The second mistake is automating outreach too early. Drafting follow-up is useful. Sending unreviewed commercial messages is risky, especially when pricing, compliance, enterprise accounts, or existing customer relationships are involved.
The third mistake is using one score without an explanation. Sales teams need to know why the lead was prioritized, routed, or flagged. A good agent explains the signals and the sources behind its recommendation.
The fourth mistake is ignoring CRM data quality. Duplicate accounts, stale ownership, missing fields, and inconsistent lifecycle stages can make even a well-designed agent unreliable. Part of the agent's value should be detecting those gaps.
The fifth mistake is measuring only automation rate. A sales lead qualification agent can create value even when humans approve every final action because it reduces research time, improves consistency, and makes handoffs faster.
Qualification Agent Readiness Checklist
Use this checklist before building or deploying a sales lead qualification agent.

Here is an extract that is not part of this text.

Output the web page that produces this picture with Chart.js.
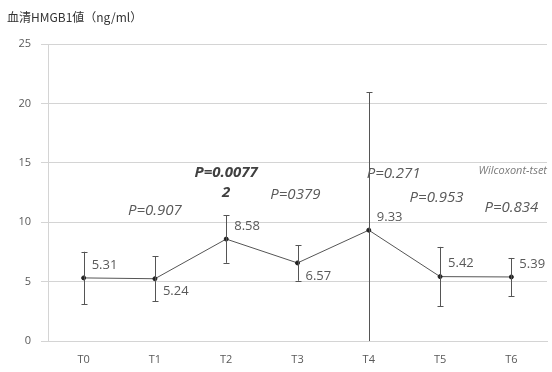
<!DOCTYPE html>
<html>
<head>
<meta charset="utf-8">
<script src="https://cdn.jsdelivr.net/npm/chart.js@4.4.1/dist/chart.umd.min.js"></script>
<style>
  html, body { margin: 0; padding: 0; background: #fff; }
  #wrap { width: 552px; height: 372px; position: relative; }
</style>
</head>
<body>
<div id="wrap"><canvas id="c" width="552" height="372"></canvas></div>
<script>
// Serum HMGB1 by time point: mean and spread
const categories = ['T0', 'T1', 'T2', 'T3', 'T4', 'T5', 'T6'];
const means = [5.31, 5.24, 8.58, 6.57, 9.33, 5.42, 5.39];
const spread = [2.2, 1.9, 2.0, 1.5, 11.6, 2.5, 1.6];
const yTicks = [0, 5, 10, 15, 20, 25];
const pValues = ['P=0.907', 'P=0.00772', 'P=0379', 'P=0.271', 'P=0.953', 'P=0.834'];
const testName = 'Wilcoxont-tset';
const titleText = '血清HMGB1値（ng/ml）';

const GRID = '#d4d4d4';
const TEXT = '#595959';
const LINE = '#555555';
const FONT = '"Open Sans", "Noto Sans", sans-serif';

// whiskers, value labels and test annotations
const overlay = {
  id: 'overlay',
  afterDatasetsDraw(chart) {
    const ctx = chart.ctx;
    const xs = chart.scales.x, ys = chart.scales.y;
    const area = chart.chartArea;
    ctx.save();
    ctx.beginPath();
    ctx.rect(area.left, area.top, area.right - area.left, area.bottom - area.top);
    ctx.clip();
    ctx.strokeStyle = LINE;
    ctx.lineWidth = 1;
    means.forEach((m, i) => {
      const x = Math.round(xs.getPixelForValue(i)) + 0.5;
      const yt = ys.getPixelForValue(m + spread[i]);
      const yb = ys.getPixelForValue(m - spread[i]);
      ctx.beginPath();
      ctx.moveTo(x, yt); ctx.lineTo(x, yb);
      ctx.moveTo(x - 3, Math.round(yt) + 0.5); ctx.lineTo(x + 3, Math.round(yt) + 0.5);
      if (m - spread[i] > 0) {
        ctx.moveTo(x - 3, Math.round(yb) + 0.5); ctx.lineTo(x + 3, Math.round(yb) + 0.5);
      }
      ctx.stroke();
    });
    ctx.restore();

    // value labels next to each point
    ctx.save();
    ctx.font = '13px ' + FONT;
    ctx.fillStyle = TEXT;
    ctx.textAlign = 'left';
    ctx.textBaseline = 'middle';
    const below = [false, true, false, true, false, false, false];
    means.forEach((m, i) => {
      const x = xs.getPixelForValue(i) + 8;
      const y = ys.getPixelForValue(m) + (below[i] ? 13 : -13);
      ctx.fillText(m.toFixed(2), x, y);
    });
    ctx.restore();

    // test results between time points
    ctx.save();
    ctx.fillStyle = TEXT;
    ctx.textBaseline = 'middle';
    ctx.textAlign = 'center';
    const px = (v) => xs.getPixelForValue(v);
    const py = (v) => ys.getPixelForValue(v);
    ctx.font = 'italic 15px ' + FONT;
    ctx.fillText(pValues[0], px(1), py(11.0));
    ctx.fillText(pValues[2], px(2.97), py(12.3));
    ctx.fillText(pValues[4], px(4.95), py(12.1));
    ctx.fillText(pValues[5], px(6.0), py(11.2));
    ctx.textAlign = 'left';
    ctx.fillText(pValues[3], px(3.97), py(14.1));
    ctx.fillStyle = '#404040';
    ctx.textAlign = 'center';
    ctx.font = 'italic bold 15px ' + FONT;
    const strong = pValues[1];
    ctx.fillText(strong.slice(0, 8), px(2.0), py(14.2));
    ctx.fillText(strong.slice(8), px(2.0), py(12.45));
    ctx.fillStyle = '#7a7a7a';
    ctx.font = 'italic 11px ' + FONT;
    ctx.textAlign = 'right';
    ctx.fillText(testName, area.right, py(14.35));
    ctx.restore();

    // axis title
    ctx.save();
    ctx.fillStyle = '#333';
    ctx.font = '12px "Noto Sans CJK JP", sans-serif';
    ctx.textAlign = 'left';
    ctx.textBaseline = 'middle';
    ctx.fillText(titleText, 7, 17);
    ctx.restore();
  }
};

new Chart(document.getElementById('c'), {
  type: 'line',
  data: {
    labels: categories,
    datasets: [{
      data: means,
      borderColor: LINE,
      borderWidth: 1,
      pointRadius: 2,
      pointBackgroundColor: '#222',
      pointBorderColor: '#222',
      tension: 0
    }]
  },
  options: {
    responsive: false,
    animation: false,
    events: [],
    layout: { padding: { top: 44, right: 0, left: 0, bottom: 0 } },
    plugins: { legend: { display: false }, tooltip: { enabled: false } },
    scales: {
      x: {
        type: 'category',
        offset: true,
        grid: { display: false, drawTicks: false },
        border: { color: GRID },
        ticks: { color: TEXT, font: { family: FONT, size: 11 }, padding: 12 },
        afterFit(s) { s.height = 31; }
      },
      y: {
        min: 0, max: 25,
        afterBuildTicks(s) { s.ticks = yTicks.map(v => ({ value: v })); },
        grid: { color: GRID, tickLength: 7 },
        border: { color: GRID },
        ticks: { color: TEXT, font: { family: FONT, size: 11 }, padding: 10 },
        afterFit(s) { s.width = 48; }
      }
    }
  },
  plugins: [overlay]
});
</script>
</body>
</html>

If several items are missing, start with data readiness and workflow mapping before tool automation.
- Inbound lead sources are clearly defined.
- The CRM has usable account, contact, owner, and lifecycle data.
- ICP and disqualification rules are documented.
- Routing rules are agreed across sales and revenue operations.
- Examples of strong, weak, and ambiguous leads are available.
- The first output is a reviewable qualification packet.
- Humans approve outreach, routing changes, and sensitive CRM updates in the first version.
- The agent has a clear escalation path for duplicates, conflicts, low confidence, and strategic accounts.
- Success metrics are defined before launch.
- There is an owner responsible for reviewing agent performance and feedback.
Start With One Revenue-Critical Handoff
The strongest starting point is not an agent that manages the entire sales funnel. It is an agent that improves one handoff where qualified leads are often delayed, researched inconsistently, or routed incorrectly.
For many teams, that handoff is simple: inbound lead arrives, account context is gathered, fit and intent are judged, the right owner is selected, and a thoughtful next step is prepared. A sales lead qualification agent can make that handoff faster, clearer, and easier to control.
Once the team trusts the pattern, the workflow can expand into account research, sales follow-up preparation, CRM hygiene, renewal signals, expansion research, or partner routing. The first win should be specific. The operating layer can grow from there.